A focused look at the Alpine fault, New Zealand: Seismicity, focal mechanisms, and stress observations

Abstract

The Alpine fault is the Pacific‐Australian plate boundary in the South Island of New Zealand. This study analyzes 195 earthquakes recorded during the 6 month duration of the Southern Alps Passive Seismic Experiment (SAPSE) in 1995/1996 and two ML 5.0 earthquakes and aftershocks in 1997, which occurred close to the central part of the Alpine fault. Precise earthquake locations are derived by simultaneous inversion for hypocenter parameters, a one‐dimensional velocity model, and station corrections. Together with focal mechanisms calculated using a first motion and amplitude ratio method, these results provide a picture of the seismotectonics in the central South Island over a 6 month period.
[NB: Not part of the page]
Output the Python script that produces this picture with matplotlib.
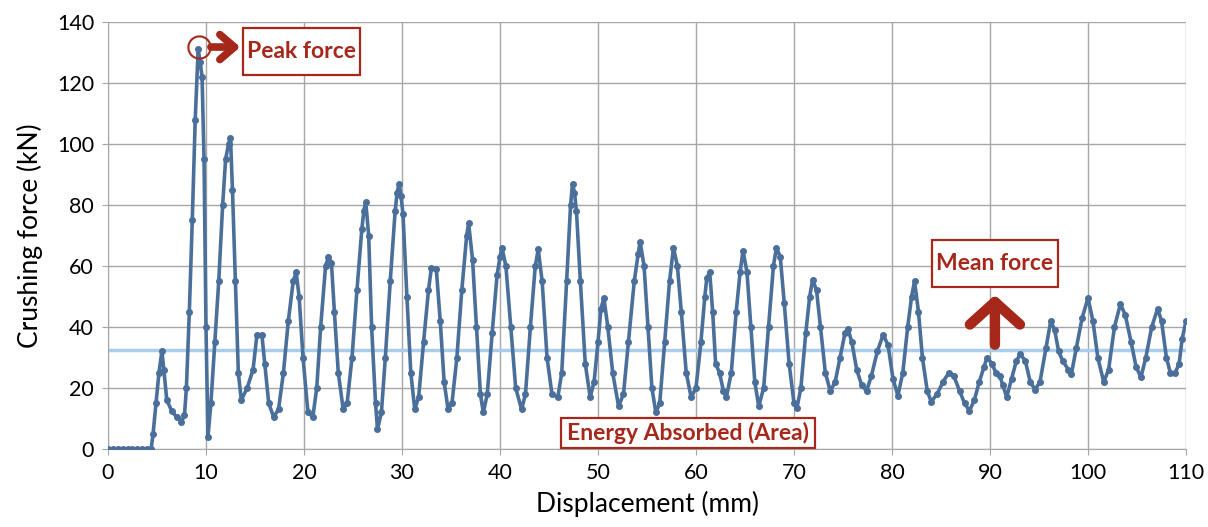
import numpy as np
import matplotlib.pyplot as plt
from matplotlib.patches import Rectangle

# displacement (mm) / crushing force (kN)
disp = [0, 0.5, 1, 1.5, 2, 2.5, 3, 3.5, 4, 4.4, 4.6, 4.9, 5.2, 5.5, 5.7, 6.0, 6.5, 7.0, 7.5, 7.8,
        8.0, 8.3, 8.6, 8.9, 9.2, 9.4, 9.6, 9.8, 10.0, 10.2, 10.5, 10.9, 11.3, 11.7,
        12.0, 12.3, 12.5, 12.7, 13.0, 13.3, 13.6, 14.2, 14.8, 15.2, 15.7, 16.0, 16.4,
        16.9, 17.4, 17.9, 18.4, 18.9, 19.2, 19.5, 19.9, 20.4, 20.9, 21.3, 21.7, 22.2,
        22.5, 22.8, 23.1, 23.5, 24.0, 24.4, 24.9, 25.4, 25.9, 26.1, 26.3, 26.6, 26.9, 27.3,
        27.5, 27.9, 28.3, 28.8, 29.3, 29.5, 29.7, 29.9, 30.1, 30.5, 30.9, 31.3, 31.7, 32.2, 32.7,
        33.0, 33.5, 33.9, 34.3, 34.7, 35.1, 35.6, 36.1, 36.6, 36.8, 37.2, 37.6, 38.0,
        38.3, 38.7, 39.2, 39.7, 40.0, 40.2, 40.6, 41.1, 41.6, 42.2, 42.6, 43.1, 43.6, 43.9,
        44.3, 44.8, 45.3, 45.9, 46.3, 46.8, 47.2, 47.4, 47.6, 47.8, 48.2, 48.7, 49.2, 49.6,
        50.0, 50.3, 50.6, 51.0, 51.5, 52.1, 52.6, 53.1, 53.7, 54.1, 54.3, 54.7, 55.1, 55.5,
        55.9, 56.3, 56.8, 57.3, 57.7, 58.1, 58.5, 59.0, 59.5, 60.0, 60.5, 60.9, 61.1,
        61.4, 61.7, 62.0, 62.4, 62.8, 63.1, 63.6, 64.1, 64.5, 64.8, 65.2, 65.6, 66.0,
        66.4, 66.9, 67.4, 67.9, 68.2, 68.6, 69.0, 69.5, 70.0, 70.3, 70.7, 71.2, 71.6,
        71.9, 72.3, 72.7, 73.2, 73.7, 74.2, 74.7, 75.2, 75.5, 75.9, 76.4, 76.9, 77.4,
        77.9, 78.5, 79.1, 79.6, 80.1, 80.6, 81.1, 81.6, 82.0, 82.3, 82.7, 83.1, 83.6,
        84.0, 84.6, 85.2, 85.8, 86.3, 86.9, 87.4, 87.9, 88.4, 88.9, 89.4, 89.7, 90.2,
        90.6, 91.0, 91.3, 91.7, 92.2, 92.7, 93.1, 93.6, 94.1, 94.6, 95.1, 95.7, 96.2,
        96.6, 97.0, 97.4, 98.0, 98.3, 98.8, 99.4, 100.0, 100.5, 101.0, 101.6, 102.1,
        102.7, 103.3, 103.8, 104.4, 104.9, 105.4, 105.9, 106.5, 107.1, 107.5, 108.0,
        108.4, 108.9, 109.3, 109.6, 110.0]
force = [0, 0, 0, 0, 0, 0, 0, 0, 0, 0, 5, 15, 25, 32, 26, 16, 12.5, 10.5, 9, 11,
         20, 45, 75, 108, 131, 127, 122, 95, 40, 4, 15, 35, 55, 80,
         95, 100, 102, 85, 55, 25, 16, 20, 26, 37.5, 37.5, 28, 15,
         10.5, 13, 25, 42, 55, 58, 50, 30, 12, 10.5, 20, 40, 60,
         63, 61, 45, 25, 13, 15, 30, 52, 72, 78, 81, 70, 40, 15,
         6.5, 12, 30, 55, 78, 84, 87, 83, 77, 50, 25, 13, 17, 35, 52,
         59.5, 59, 42, 22, 13, 15, 30, 52, 70, 74, 62, 40, 18,
         12, 18, 38, 57, 63, 66, 60, 40, 20, 13, 18, 40, 60, 65.5,
         55, 30, 18, 17, 25, 55, 80, 87, 84, 78, 55, 28, 17, 22,
         35, 46, 49.5, 40, 25, 14, 18, 35, 55, 64, 68, 60, 40, 20,
         12, 15, 35, 55, 66, 60, 45, 25, 17, 20, 35, 50, 56,
         58, 45, 28, 25, 19, 17, 25, 45, 58, 65, 58, 40, 22,
         14, 20, 40, 60, 66, 63, 48, 28, 15, 13.5, 20, 38, 50,
         55.5, 52, 40, 25, 19, 22, 30, 38, 39.5, 35, 26, 21, 19,
         24, 32, 37.5, 34, 23, 17.5, 25, 40, 50, 55, 45, 30, 19,
         15.5, 18, 22, 25, 24, 19, 15, 12.5, 16, 22, 27, 30, 28,
         25, 24, 21, 17, 23, 29, 31, 29, 22, 19.5, 22, 33, 42,
         39, 32, 29, 26, 24.5, 33, 43, 49.5, 42, 30, 22, 26,
         40, 47.5, 44, 35, 27, 23.5, 30, 40, 46, 42, 30,
         25, 25, 28, 36, 42]

mean_force = 32.5
x_ticks = list(range(0, 111, 10))
y_ticks = list(range(0, 141, 20))

red = '#a5281b'
blue = '#4a6f9b'

plt.rcParams['font.family'] = ['Lato', 'DejaVu Sans']

fig = plt.figure(figsize=(12.08, 5.27), dpi=100)
ax = fig.add_axes([0.0894, 0.148, 0.8924, 0.8102])

ax.plot([0, 110], [mean_force, mean_force], color='#a9cdea', lw=2.5, zorder=2)
ax.plot(disp, force, color=blue, lw=2.6, marker='o', ms=4, zorder=3)

ax.set_xlim(0, 110)
ax.set_ylim(0, 140)
ax.set_xticks(x_ticks)
ax.set_yticks(y_ticks)
ax.grid(True, color='#a6a6a6', lw=1)
ax.set_axisbelow(True)
for s in ['top', 'right']:
    ax.spines[s].set_visible(False)
for s in ['left', 'bottom']:
    ax.spines[s].set_color('#a6a6a6')
ax.tick_params(colors='#a6a6a6', labelcolor='black', labelsize=15.5, length=4, pad=6)
ax.set_xlabel('Displacement (mm)', fontsize=19, labelpad=6)
ax.set_ylabel('Crushing force (kN)', fontsize=19, labelpad=10)


def label_box(x0, x1, y0, y1, txt):
    ax.add_patch(Rectangle((x0, y0), x1 - x0, y1 - y0, fc='white', ec=red,
                           lw=1.6, zorder=6, clip_on=False))
    ax.text((x0 + x1) / 2, (y0 + y1) / 2, txt, color=red, fontsize=16.5,
            fontweight='bold', ha='center', va='center', zorder=7)


arrow_kw = dict(color=red, lw=5.5, capstyle='round', joinstyle='round')

# peak force marker + arrow + label
ax.plot([9.3], [131.8], marker='o', ms=16, mfc='none', mec=red, mew=1.5, zorder=5)
ax.annotate('', xy=(13.5, 131.8), xytext=(10.5, 131.8),
            arrowprops=dict(arrowstyle='->,head_length=0.35,head_width=0.3',
                            mutation_scale=30, shrinkA=0, shrinkB=0, **arrow_kw), zorder=5)
label_box(13.78, 25.71, 122.6, 138.0, 'Peak force')

# mean force label + arrow
label_box(84.08, 96.94, 53.1, 68.5, 'Mean force')
ax.annotate('', xy=(90.5, 50.5), xytext=(90.5, 34.2),
            arrowprops=dict(arrowstyle='->,head_length=0.45,head_width=0.5',
                            mutation_scale=36, shrinkA=0, shrinkB=0,
                            **dict(arrow_kw, lw=7.5)), zorder=5)

# energy absorbed label
label_box(46.22, 72.14, 0.4, 10.2, 'Energy Absorbed (Area)')

fig.savefig('out.png', dpi=100)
Moment tensor inversions of three earthquakes provide an independent means of comparison to the focal mechanisms derived using the amplitude/first motion method. To validate our observations over time, we compare the SAPSE seismicity with the seismicity recorded by the New Zealand National Seismic Network (NZNSN) and a local network at Lake Pukaki east of the Southern Alps (6 months versus 8 years). Our study indicates that the Alpine fault releases elastic strain seismically from the surface down to 10–12 km depth between Milford Sound in the south and the Hope fault in the north. The seismicity rate of the Alpine fault is low but comparable to locked sections of the San Andreas fault, with large earthquakes expected. Seismicity decreases north of Bruce Bay at the Alpine fault and within a triangular region along the Alpine fault located between the Hope and Porters Pass fault zones. We interpret this as the result of deformation distributed on the Alpine fault and the Hope and Porters Pass fault zones. The base of the seismogenic zone is fairly uniform at 12 km ± 2 km over large parts of the South Island. The high Alps region has a shallower base of the seismogenic zone, indicating localized elevated temperatures east of the Alpine fault. Most of the study region deforms under a uniform stress field with a maximum principal horizontal shortening direction of 110°–120°, similar to geodetic observations and plate motions. This confirms that the region is not undergoing strain partitioning. The earthquake data show that the deformation away from the Alpine fault is distributed on mainly NNE trending thrust faults and strike‐slip transfer faults with a maximum seismogenic depth of 12 km.